As for the OP’s question, the general scheme for a suborbital ballistic track is to get it to the target as quickly as possible. There may be other considerations, such as minimizing the probability of intercept or detection, which dictate other trajectories, like a fractional orbital trajectory used in FOBS or the depressed trajectories used by SLBMs, but in general you want to take the quickest–which is not necessarily the shortest–path, as well as making best use of your limited burn time on the rocket to acheive greatest range. You’d also prefer it to come as straight down and as fast as possible, minimizing time in the atmosphere (where aero loads will decrease the accuracy of the purely ballistic RV) and probability of terminal intercept, and the higher up it is during the mid-course flight, the harder it will be for a missile interceptor based in the target geography to reach. 800 miles isn’t really all that high when compared to the radius of the Earth; the problem with putting a payload into orbit at that altitude isn’t getting it up there, but generating enough orbital momentum to keep it in a stable orbit.

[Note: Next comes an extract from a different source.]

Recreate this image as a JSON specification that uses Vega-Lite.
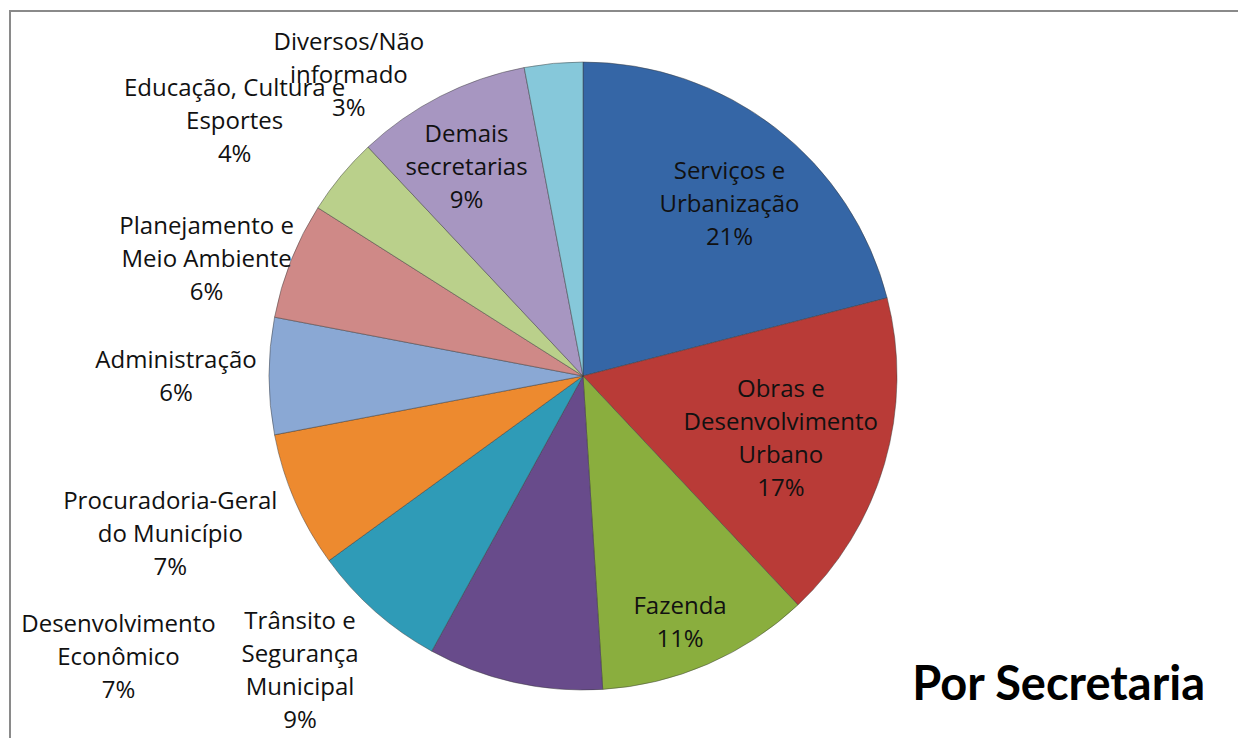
{
  "$schema": "https://vega.github.io/schema/vega-lite/v6.json",
  "autosize": "none",
  "width": 1232,
  "height": 731,
  "padding": {"left": 10, "top": 11, "right": -4, "bottom": -4},
  "background": "#ffffff",
  "view": {
    "stroke": {"gradient": "linear", "x1": 0, "y1": 0, "x2": 1, "y2": 1, "stops": [{"offset": 0, "color": "#8a8a8a"}, {"offset": 0.5, "color": "#8a8a8a"}, {"offset": 0.5, "color": "#ffffff"}, {"offset": 1, "color": "#ffffff"}]},
    "strokeWidth": 2,
    "fill": null
  },
  "config": {
    "text": {"font": "Open Sans", "fontSize": 24, "lineHeight": 33, "color": "#111111", "align": "center", "baseline": "middle"}
  },
  "datasets": {
    "secretarias": [
      {"i": 1, "secretaria": "Serviços e Urbanização", "valor": 21, "label": ["Serviços e", "Urbanização", "21%"]},
      {"i": 2, "secretaria": "Obras e Desenvolvimento Urbano", "valor": 17, "label": ["Obras e", "Desenvolvimento", "Urbano", "17%"]},
      {"i": 3, "secretaria": "Fazenda", "valor": 11, "label": ["Fazenda", "11%"]},
      {"i": 4, "secretaria": "Trânsito e Segurança Municipal", "valor": 9, "label": ["Trânsito e", "Segurança", "Municipal", "9%"]},
      {"i": 5, "secretaria": "Desenvolvimento Econômico", "valor": 7, "label": ["Desenvolvimento", "Econômico", "7%"]},
      {"i": 6, "secretaria": "Procuradoria-Geral do Município", "valor": 7, "label": ["Procuradoria-Geral", "do Município", "7%"]},
      {"i": 7, "secretaria": "Administração", "valor": 6, "label": ["Administração", "6%"]},
      {"i": 8, "secretaria": "Planejamento e Meio Ambiente", "valor": 6, "label": ["Planejamento e", "Meio Ambiente", "6%"]},
      {"i": 9, "secretaria": "Educação, Cultura e Esportes", "valor": 4, "label": ["Educação, Cultura e", "Esportes", "4%"]},
      {"i": 10, "secretaria": "Demais secretarias", "valor": 9, "label": ["Demais", "secretarias", "9%"]},
      {"i": 11, "secretaria": "Diversos/Não informado", "valor": 3, "label": ["Diversos/Não", "informado", "3%"]}
    ],
    "titulo": [{"t": "Por Secretaria"}]
  },
  "layer": [
    {
      "data": {"name": "secretarias"},
      "encoding": {
        "theta": {"field": "valor", "type": "quantitative", "stack": true},
        "order": {"field": "i", "type": "quantitative"}
      },
      "layer": [
        {
          "mark": {"type": "arc", "outerRadius": 314, "xOffset": -43, "yOffset": -0.5, "stroke": "#3a3a3a", "strokeWidth": 0.8, "strokeOpacity": 0.6},
          "encoding": {
            "color": {
              "field": "secretaria",
              "type": "nominal",
              "legend": null,
              "scale": {
                "domain": ["Serviços e Urbanização", "Obras e Desenvolvimento Urbano", "Fazenda", "Trânsito e Segurança Municipal", "Desenvolvimento Econômico", "Procuradoria-Geral do Município", "Administração", "Planejamento e Meio Ambiente", "Educação, Cultura e Esportes", "Demais secretarias", "Diversos/Não informado"],
                "range": ["#3566a6", "#b93b37", "#8aae3e", "#684b8b", "#2f9bb7", "#ed8a2f", "#8aa8d4", "#cf8987", "#bad08b", "#a796c1", "#86c8da"]
              }
            }
          }
        },
        {"mark": {"type": "text", "xOffset": -43, "yOffset": -0.5, "radius": 226, "dx": 8, "dy": -25}, "encoding": {"text": {"condition": {"test": "datum.i == 1", "field": "label"}, "value": ""}}},
        {"mark": {"type": "text", "xOffset": -43, "yOffset": -0.5, "radius": 206, "dy": -43}, "encoding": {"text": {"condition": {"test": "datum.i == 2", "field": "label"}, "value": ""}}},
        {"mark": {"type": "text", "xOffset": -43, "yOffset": -0.5, "radius": 262, "dx": -7, "dy": -9}, "encoding": {"text": {"condition": {"test": "datum.i == 3", "field": "label"}, "value": ""}}},
        {"mark": {"type": "text", "xOffset": -43, "yOffset": -0.5, "radius": 330, "dx": -211, "dy": -76}, "encoding": {"text": {"condition": {"test": "datum.i == 4", "field": "label"}, "value": ""}}},
        {"mark": {"type": "text", "xOffset": -43, "yOffset": -0.5, "radius": 400, "dx": -200, "dy": -51}, "encoding": {"text": {"condition": {"test": "datum.i == 5", "field": "label"}, "value": ""}}},
        {"mark": {"type": "text", "xOffset": -43, "yOffset": -0.5, "radius": 441, "dx": -8, "dy": -49}, "encoding": {"text": {"condition": {"test": "datum.i == 6", "field": "label"}, "value": ""}}},
        {"mark": {"type": "text", "xOffset": -43, "yOffset": -0.5, "radius": 407, "dy": -15}, "encoding": {"text": {"condition": {"test": "datum.i == 7", "field": "label"}, "value": ""}}},
        {"mark": {"type": "text", "xOffset": -43, "yOffset": -0.5, "radius": 393, "dx": -11, "dy": -4}, "encoding": {"text": {"condition": {"test": "datum.i == 8", "field": "label"}, "value": ""}}},
        {"mark": {"type": "text", "xOffset": -43, "yOffset": -0.5, "radius": 430, "dx": -17, "dy": -13}, "encoding": {"text": {"condition": {"test": "datum.i == 9", "field": "label"}, "value": ""}}},
        {"mark": {"type": "text", "xOffset": -43, "yOffset": -0.5, "radius": 239, "dx": -8, "dy": -28}, "encoding": {"text": {"condition": {"test": "datum.i == 10", "field": "label"}, "value": ""}}},
        {"mark": {"type": "text", "xOffset": -43, "yOffset": -0.5, "radius": 320, "dx": -204, "dy": -14}, "encoding": {"text": {"condition": {"test": "datum.i == 11", "field": "label"}, "value": ""}}}
      ]
    },
    {
      "data": {"name": "titulo"},
      "mark": {"type": "text", "x": "width", "y": "height", "align": "right", "baseline": "alphabetic", "dx": -37, "dy": -42, "font": "Lato", "fontSize": 47, "fontWeight": "bold", "color": "#000000"},
      "encoding": {"text": {"field": "t", "type": "nominal"}}
    }
  ]
}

Orbital mechanics point of note: although the trajectory of the RV (once the rocket burns out and the RV is released) is strictly ballistic, it isn’t in the shape of a parabola unless you play some tricks with the geometry of the space it flies through. The shape of the orbit is actually an ellipse that intersects the surface of the planet. A parabolic orbit would actually have it in an escape trajectory, and it would never return.
There is a lot of creepily euphamistic terminology surrounding nuclear weapons and strategic weapons systems intended to conceal the fact that these are all weapons designed with the ostensible purpose of executing genocidal-scale death and destruction. Reducing the concepts to statistics and game theory concepts allows one to discuss them without sounding like General Turgidson, walking around with his arm protectively curled around binders entitled “World Deaths In Megatons” and making pronouncements like, “Mr. President, I’m not saying we wouldn’t get our hair mussed, but I do say that no more than ten to twenty million killed, tops…ur, depending on the breaks.”